*** Task inputs
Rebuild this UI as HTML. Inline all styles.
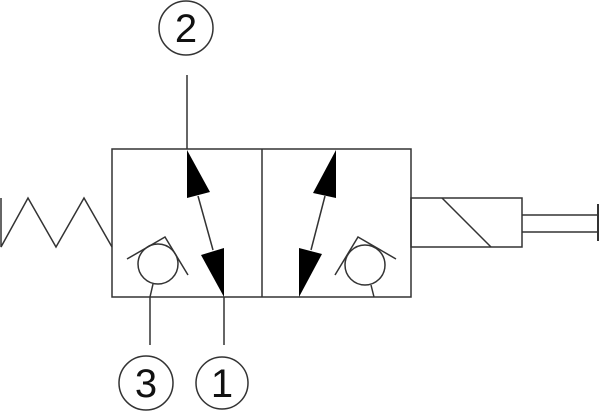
<!DOCTYPE html>
<html><head><style>html,body{margin:0;padding:0;background:#fff}svg{display:block}</style></head>
<body>
<svg width="600" height="417" viewBox="0 0 600 417" xmlns="http://www.w3.org/2000/svg">
<g fill="none" stroke="#333" stroke-width="1.5">
<rect x="112" y="149" width="299" height="148"/>
<line x1="262" y1="149" x2="262" y2="297"/>
<rect x="411" y="198" width="111" height="49"/>
<line x1="442" y1="198" x2="491" y2="247"/>
<line x1="522" y1="215" x2="598" y2="215"/>
<line x1="522" y1="232" x2="598" y2="232"/>
<line x1="598" y1="204" x2="598" y2="241" stroke-width="2"/>
<polyline points="1,198 1,247 28,198 56,247 84,198 112,247"/>
<line x1="187" y1="75" x2="187" y2="149"/>
<line x1="150" y1="297" x2="150" y2="345"/>
<line x1="224" y1="297" x2="224" y2="345"/>
<line x1="198" y1="196" x2="213" y2="250"/>
<line x1="325" y1="196" x2="311" y2="250"/>
<circle cx="158" cy="264" r="20"/>
<polyline points="127,259 165,237 188,275"/>
<line x1="153" y1="284" x2="150" y2="297"/>
<circle cx="365" cy="265" r="20"/>
<polyline points="335,275 358,237 396,259"/>
<line x1="371" y1="285" x2="374" y2="297"/>
<circle cx="186" cy="28" r="27"/>
<circle cx="146" cy="383" r="27"/>
<circle cx="222" cy="383" r="26"/>
</g>
<g fill="#000">
<polygon points="187,150 187,198 210,192"/>
<polygon points="201,255 224,248 224,297"/>
<polygon points="336,150 313,193 336,198"/>
<polygon points="299,297 299,248 322,254"/>
</g>
<g font-family="Liberation Sans, sans-serif" font-size="40" text-anchor="middle" fill="#111">
<text x="186" y="42">2</text>
<text x="146" y="397">3</text>
<text x="222" y="397">1</text>
</g>
</svg>
</body></html>
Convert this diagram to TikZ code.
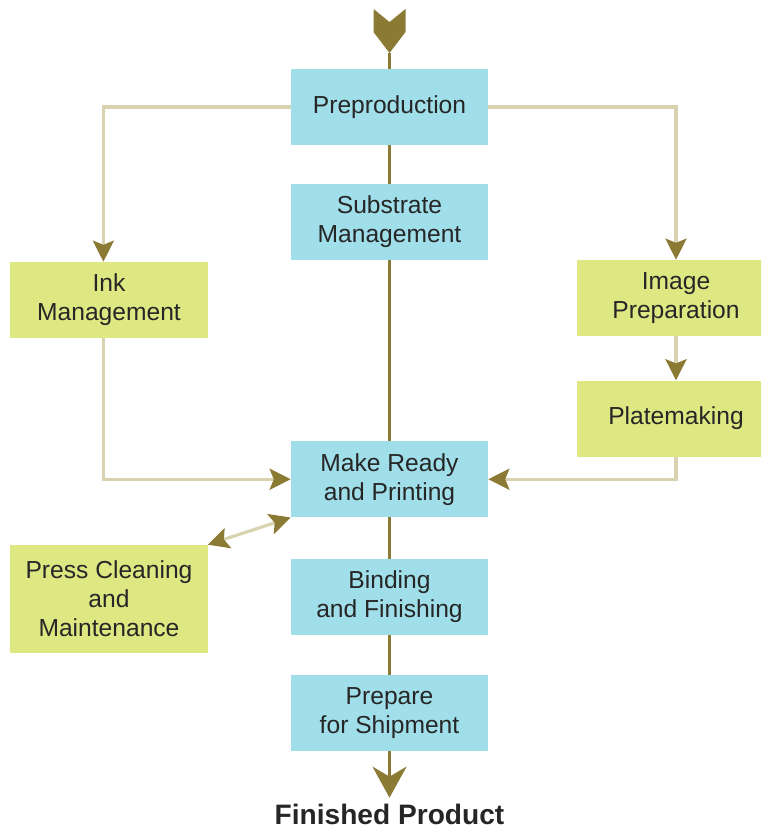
******
What the task requires — Images must not appear in the copy; reproduce everything else in the records verbatim.

The response —
Rebuild this UI as HTML. Inline all styles.
<!DOCTYPE html>
<html><head><style>html,body{margin:0;padding:0;background:#fff}svg{display:block}</style></head>
<body>
<svg width="600" height="417" viewBox="0 0 600 417" xmlns="http://www.w3.org/2000/svg">
<g fill="none" stroke="#333" stroke-width="1.5">
<rect x="112" y="149" width="299" height="148"/>
<line x1="262" y1="149" x2="262" y2="297"/>
<rect x="411" y="198" width="111" height="49"/>
<line x1="442" y1="198" x2="491" y2="247"/>
<line x1="522" y1="215" x2="598" y2="215"/>
<line x1="522" y1="232" x2="598" y2="232"/>
<line x1="598" y1="204" x2="598" y2="241" stroke-width="2"/>
<polyline points="1,198 1,247 28,198 56,247 84,198 112,247"/>
<line x1="187" y1="75" x2="187" y2="149"/>
<line x1="150" y1="297" x2="150" y2="345"/>
<line x1="224" y1="297" x2="224" y2="345"/>
<line x1="198" y1="196" x2="213" y2="250"/>
<line x1="325" y1="196" x2="311" y2="250"/>
<circle cx="158" cy="264" r="20"/>
<polyline points="127,259 165,237 188,275"/>
<line x1="153" y1="284" x2="150" y2="297"/>
<circle cx="365" cy="265" r="20"/>
<polyline points="335,275 358,237 396,259"/>
<line x1="371" y1="285" x2="374" y2="297"/>
<circle cx="186" cy="28" r="27"/>
<circle cx="146" cy="383" r="27"/>
<circle cx="222" cy="383" r="26"/>
</g>
<g fill="#000">
<polygon points="187,150 187,198 210,192"/>
<polygon points="201,255 224,248 224,297"/>
<polygon points="336,150 313,193 336,198"/>
<polygon points="299,297 299,248 322,254"/>
</g>
<g font-family="Liberation Sans, sans-serif" font-size="40" text-anchor="middle" fill="#111">
<text x="186" y="42">2</text>
<text x="146" y="397">3</text>
<text x="222" y="397">1</text>
</g>
</svg>
</body></html>
Convert this diagram to TikZ code.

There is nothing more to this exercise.